Piers Paul Read - Background

Background

Piers Paul Read was born in Beaconsfield, Buckinghamshire. He is the third son of Sir Herbert Read, a poet, art critic and theorist of anarchism, and Margaret (née Ludwig) Read, a professional musician. His mother was a convert to Roman Catholicism and he was raised in that religion.

When Read was eight, his family moved to North Yorkshire. He was educated by Benedictine monks at Gilling Castle and Ampleforth College. His years at Ampleforth would later provide much of the material for the first part of his third novel Monk Dawson (1969) and rural Ryedale was the setting of his fifth novel, The Upstart (1973). In 1959 he went to St John's College, Cambridge, where he read history. He received his B.A. in 1961 and M.A. in 1962. In 1963–64, he spent a year in West Berlin on a Ford Foundation Fellowship. There he came into contact with German writers in the Gruppe 47, the French nouveau romancier Michel Butor, and the Polish novelist, diarist and playwright, Witold Gombrowicz.; and worked on his first novel Game in Heaven with Tussy Marx (1966). He later enrolled in an academy for writers funded by the Ford Foundation, the Literarisches Colloquium, where he made friends with fellow members Tom Stoppard and Derek Marlowe

His stay in Berlin inspired his second novel The Junkers (1968, which won the Geoffrey Faber Memorial Prize) and confirmed the general sympathy towards the Germans that he felt on account of his mother's part-German ancestry. On returning to England, he took a job as sub-editor on The Times Literary Supplement and shared a flat in Pimlico with Stoppard and Marlowe.

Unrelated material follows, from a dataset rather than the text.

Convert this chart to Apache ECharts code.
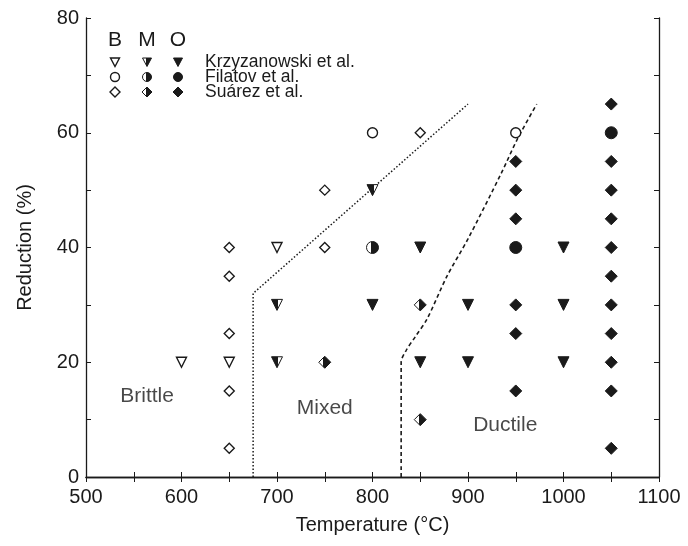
<!DOCTYPE html>
<html>
<head>
<meta charset="utf-8">
<script src="https://cdn.jsdelivr.net/npm/echarts/dist/echarts.min.js"></script>
<style>
  html, body { margin: 0; padding: 0; background: #fff; }
  #chart { width: 688px; height: 546px; }
</style>
</head>
<body>
<div id="chart"></div>
<script>
// B = brittle (open), M = mixed (half), O = ductile (filled)
const krzB = [[600, 20], [650, 20], [700, 40]]
const krzM = [[700, 30], [700, 20], [800, 50]]
const krzO = [[800, 30], [850, 40], [850, 20], [900, 30], [900, 20], [1000, 40], [1000, 30], [1000, 20]]
const filB = [[800, 60], [950, 60]]
const filM = [[800, 40]]
const filO = [[950, 40], [1050, 60]]
const suaB = [[650, 40], [650, 35], [650, 25], [650, 15], [650, 5], [750, 50], [750, 40], [850, 60]]
const suaM = [[750, 20], [850, 30], [850, 10]]
const suaO = [[950, 55], [950, 50], [950, 45], [950, 30], [950, 25], [950, 15],
  [1050, 65], [1050, 55], [1050, 50], [1050, 45], [1050, 40], [1050, 35], [1050, 30],
  [1050, 25], [1050, 20], [1050, 15], [1050, 5]]

// boundaries between regions
const brittleMixed = [[675, 0], [675, 32], [900, 65]]
const mixedDuctile = [[830, 0], [830, 20], [835, 22], [845, 24.5], [857, 27.5], [878, 35], [900, 41.5], [935, 53], [952, 59], [972, 65]]

const regionNames = ['Brittle', 'Mixed', 'Ductile']
const regionAt = [[564, 14], [750, 12], [939, 9]]

const xTicks = [500, 600, 700, 800, 900, 1000, 1100]
const yTicks = [0, 20, 40, 60, 80]
const sources = ['Krzyzanowski et al.', 'Filatov et al.', 'Suárez et al.']

const ink = '#1a1a1a'
const FONT = 'Liberation Sans, Arial, sans-serif'
const half = new echarts.graphic.LinearGradient(0, 0, 1, 0, [
  { offset: 0, color: '#fff' }, { offset: 0.4, color: '#fff' },
  { offset: 0.4, color: ink }, { offset: 1, color: ink },
])

const chart = echarts.init(document.getElementById('chart'))

function marks(data, symbol, kind) {
  const tri = symbol === 'triangle'
  return {
    type: 'scatter',
    data: data,
    symbol: symbol,
    symbolRotate: tri ? 180 : 0,
    symbolSize: kind === 'B' ? 10 : (tri ? 11 : 12),
    itemStyle: {
      color: kind === 'B' ? '#fff' : kind === 'M' ? half : ink,
      borderColor: ink,
      borderWidth: kind === 'B' ? 1.4 : 1,
      opacity: 1,
    },
    z: 5,
  }
}

function axisBase(show) {
  return {
    type: 'value',
    axisLine: { show: true, lineStyle: { color: ink, width: 1.3 } },
    axisTick: { show: true, inside: true, length: 5, lineStyle: { color: ink } },
    splitLine: { show: false },
    axisLabel: { show: show, color: ink, fontSize: 20, fontFamily: FONT },
  }
}

// legend (drawn in pixels, inside the box)
const cols = [115, 147, 178]
const rows = [62, 77, 92]
const legend = []
;['B', 'M', 'O'].forEach((t, i) => {
  legend.push({ type: 'text', x: cols[i], y: 40, style: { text: t, fill: ink, font: '21px ' + FONT, align: 'center', verticalAlign: 'middle' } })
})
const fills = ['#fff', half, ink]
cols.forEach((cx, i) => {
  const st = { fill: fills[i], stroke: ink, lineWidth: i === 0 ? 1.4 : 1 }
  legend.push({ type: 'polygon', shape: { points: [[cx - 4.5, rows[0] - 4], [cx + 4.5, rows[0] - 4], [cx, rows[0] + 4.5]] }, style: st })
  legend.push({ type: 'circle', shape: { cx: cx, cy: rows[1], r: 4.5 }, style: st })
  legend.push({ type: 'polygon', shape: { points: [[cx, rows[2] - 5], [cx + 5, rows[2]], [cx, rows[2] + 5], [cx - 5, rows[2]]] }, style: st })
})
sources.forEach((s, i) => {
  legend.push({ type: 'text', x: 205, y: rows[i], style: { text: s, fill: ink, font: '17.5px ' + FONT, verticalAlign: 'middle' } })
})

chart.setOption({
  animation: false,
  grid: { left: 86, right: 29, top: 18, bottom: 69 },
  xAxis: [
    Object.assign(axisBase(true), {
      min: 500, max: 1100, interval: 50, position: 'bottom',
      name: 'Temperature (°C)', nameLocation: 'middle', nameGap: 38,
      nameTextStyle: { color: ink, fontSize: 20, fontFamily: FONT },
      axisLabel: { color: ink, fontSize: 20, fontFamily: FONT, margin: 10,
        formatter: (v) => (xTicks.includes(v) ? v : '') },
    }),
    Object.assign(axisBase(false), { min: 500, max: 1100, interval: 50, position: 'top' }),
  ],
  yAxis: [
    Object.assign(axisBase(true), {
      min: 0, max: 80, interval: 10, position: 'left',
      name: 'Reduction (%)', nameLocation: 'middle', nameGap: 51,
      nameTextStyle: { color: ink, fontSize: 20, fontFamily: FONT },
      axisLabel: { color: ink, fontSize: 20, fontFamily: FONT, margin: 7,
        formatter: (v) => (yTicks.includes(v) ? v : '') },
    }),
    Object.assign(axisBase(false), { min: 0, max: 80, interval: 10, position: 'right' }),
  ],
  series: [
    {
      type: 'line', data: brittleMixed, symbol: 'none', z: 3,
      lineStyle: { color: ink, width: 1.5, type: [1.5, 2] },
    },
    {
      type: 'line', data: mixedDuctile, symbol: 'none', smooth: 0.3, z: 3,
      lineStyle: { color: ink, width: 1.6, type: [4, 3] },
    },
    marks(krzB, 'triangle', 'B'),
    marks(krzM, 'triangle', 'M'),
    marks(krzO, 'triangle', 'O'),
    marks(filB, 'circle', 'B'),
    marks(filM, 'circle', 'M'),
    marks(filO, 'circle', 'O'),
    marks(suaB, 'diamond', 'B'),
    marks(suaM, 'diamond', 'M'),
    marks(suaO, 'diamond', 'O'),
    {
      type: 'scatter', symbolSize: 0, silent: true,
      data: regionNames.map((n, i) => ({ name: n, value: regionAt[i] })),
      label: { show: true, position: 'inside', formatter: '{b}', color: ink, fontSize: 21, fontFamily: FONT },
    },
  ],
  graphic: legend,
})
</script>
</body>
</html>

In 1967–68, he spent a year in New York – an experience he used in his fourth novel The Professor's Daughter (1971).

Read is a practising Catholic and has served on the board of Catholic charities such as Aid to the Church in Need (UK) and the National Catholic Library. He was Master and remains Vice-President of the Catholic Writers' Guild of England and Wales. He has served on the governing bodies of the Institute of Contemporary Arts (1971-1975), the Society of Authors (1973-1976) and the Royal Society of Literature (2001-2007). He is married to Emily Boothby (of the Boothby baronets). They have two sons and two daughters. Read lives in London. In 2005, he correctly predicted the election of Joseph Ratzinger as Pope.